■ YOUR TASK ■
Scan the data below. Pull out each line where "this" occurs.

■ DATA SUPPLIED ■
* begin *
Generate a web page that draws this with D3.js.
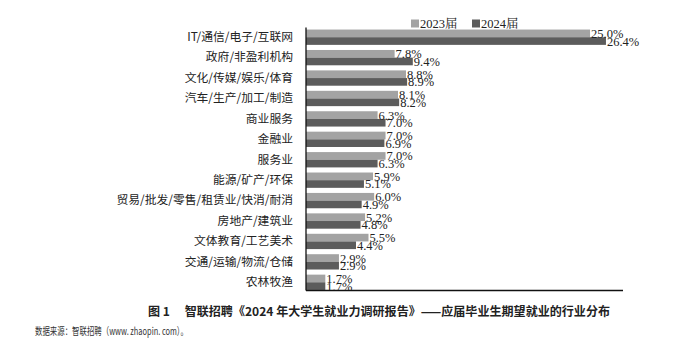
<!DOCTYPE html>
<html>
<head>
<meta charset="utf-8">
<script src="https://cdn.jsdelivr.net/npm/d3@7/dist/d3.min.js"></script>
<style>
  html, body { margin: 0; padding: 0; background: #fff; }
  svg { display: block; }
</style>
</head>
<body>
<div id="chart"></div>
<script>
// Industry categories (top to bottom)
const categories = [
  "IT/通信/电子/互联网",
  "政府/非盈利机构",
  "文化/传媒/娱乐/体育",
  "汽车/生产/加工/制造",
  "商业服务",
  "金融业",
  "服务业",
  "能源/矿产/环保",
  "贸易/批发/零售/租赁业/快消/耐消",
  "房地产/建筑业",
  "文体教育/工艺美术",
  "交通/运输/物流/仓储",
  "农林牧渔"
];
const seriesNames = ["2023届", "2024届"];
const values2023 = [25.0, 7.8, 8.8, 8.1, 6.3, 7.0, 7.0, 5.9, 6.0, 5.2, 5.5, 2.9, 1.7];
const values2024 = [26.4, 9.4, 8.9, 8.2, 7.0, 6.9, 6.3, 5.1, 4.9, 4.8, 4.4, 2.9, 1.7];
const seriesColors = ["#a3a3a3", "#5c5c5c"];
const captionText = "图 1\u3000 智联招聘《2024 年大学生就业力调研报告》——应届毕业生期望就业的行业分布";
const sourceText = "数据来源：智联招聘（www. zhaopin. com）。";

const W = 689, H = 348;
const svg = d3.select("#chart").append("svg").attr("width", W).attr("height", H);

const rows = categories.map((c, i) => ({ cat: c, vals: [values2023[i], values2024[i]] }));

const x = d3.scaleLinear().domain([0, 27.9]).range([306, 623]);
const y = d3.scaleBand().domain(categories).range([27, 292.5])
  .paddingInner(0.25).paddingOuter(0.125);
const ySub = d3.scaleBand().domain([0, 1]).range([0, y.bandwidth()]);

const serif = "'Liberation Serif', 'Times New Roman', 'Noto Serif CJK SC', 'Noto Sans CJK SC', serif";
const cjk = "'Noto Sans CJK SC', 'Liberation Serif', serif";

// Bars
const g = svg.append("g");
const row = g.selectAll("g.row").data(rows).join("g")
  .attr("class", "row")
  .attr("transform", d => `translate(0,${y(d.cat)})`);

row.selectAll("rect").data(d => d.vals.map((v, k) => ({ v, k }))).join("rect")
  .attr("x", x(0))
  .attr("y", d => ySub(d.k))
  .attr("width", d => x(d.v) - x(0))
  .attr("height", ySub.bandwidth())
  .attr("fill", d => seriesColors[d.k]);

// Value labels at bar ends
row.selectAll("text.val").data(d => d.vals.map((v, k) => ({ v, k }))).join("text")
  .attr("class", "val")
  .attr("x", d => x(d.v) + 1)
  .attr("y", d => ySub(d.k) + ySub.bandwidth() / 2)
  .attr("dy", "0.36em")
  .attr("font-family", serif)
  .attr("font-size", 12.5)
  .attr("fill", "#222")
  .text(d => d.v.toFixed(1) + "%");

// Category axis
const yAxis = d3.axisLeft(y).tickSize(0).tickPadding(13);
const ax = svg.append("g").attr("transform", `translate(${x(0)},0)`).call(yAxis);
ax.select(".domain").remove();
ax.selectAll("text")
  .attr("font-family", cjk)
  .attr("font-size", 11.8)
  .attr("fill", "#222");

// Axis lines
svg.append("line")
  .attr("x1", x(0)).attr("x2", x(0))
  .attr("y1", 27.5).attr("y2", 290.5)
  .attr("stroke", "#111").attr("stroke-width", 1.3);
svg.append("line")
  .attr("x1", x(0)).attr("x2", x.range()[1])
  .attr("y1", 290.5).attr("y2", 290.5)
  .attr("stroke", "#111").attr("stroke-width", 1.3);

// Legend
const legendX = [411, 472];
const legend = svg.append("g");
seriesNames.forEach((name, k) => {
  legend.append("rect")
    .attr("x", legendX[k]).attr("y", 19.5)
    .attr("width", 8).attr("height", 8)
    .attr("fill", seriesColors[k]);
  legend.append("text")
    .attr("x", legendX[k] + 9).attr("y", 23.5)
    .attr("dy", "0.36em")
    .attr("font-family", serif)
    .attr("font-size", 12.5)
    .attr("fill", "#222")
    .text(name);
});

// Caption and source
svg.append("text")
  .attr("x", 148).attr("y", 312)
  .attr("dy", "0.36em")
  .attr("font-family", cjk)
  .attr("font-weight", "bold")
  .attr("font-size", 12)
  .attr("textLength", 462)
  .attr("lengthAdjust", "spacingAndGlyphs")
  .attr("fill", "#222")
  .text(captionText);

svg.append("text")
  .attr("x", 35).attr("y", 331)
  .attr("dy", "0.36em")
  .attr("font-family", cjk)
  .attr("font-size", 10.5)
  .attr("textLength", 153)
  .attr("lengthAdjust", "spacingAndGlyphs")
  .attr("fill", "#333")
  .text(sourceText);
</script>
</body>
</html>
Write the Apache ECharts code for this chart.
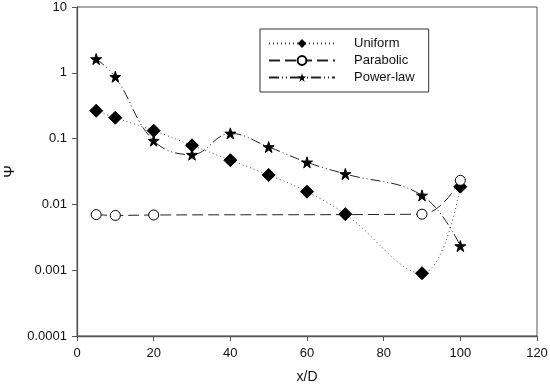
* end *
■ EXERCISE OUTPUT ■
Generate a web page that draws this with D3.js.
Write the Apache ECharts code for this chart.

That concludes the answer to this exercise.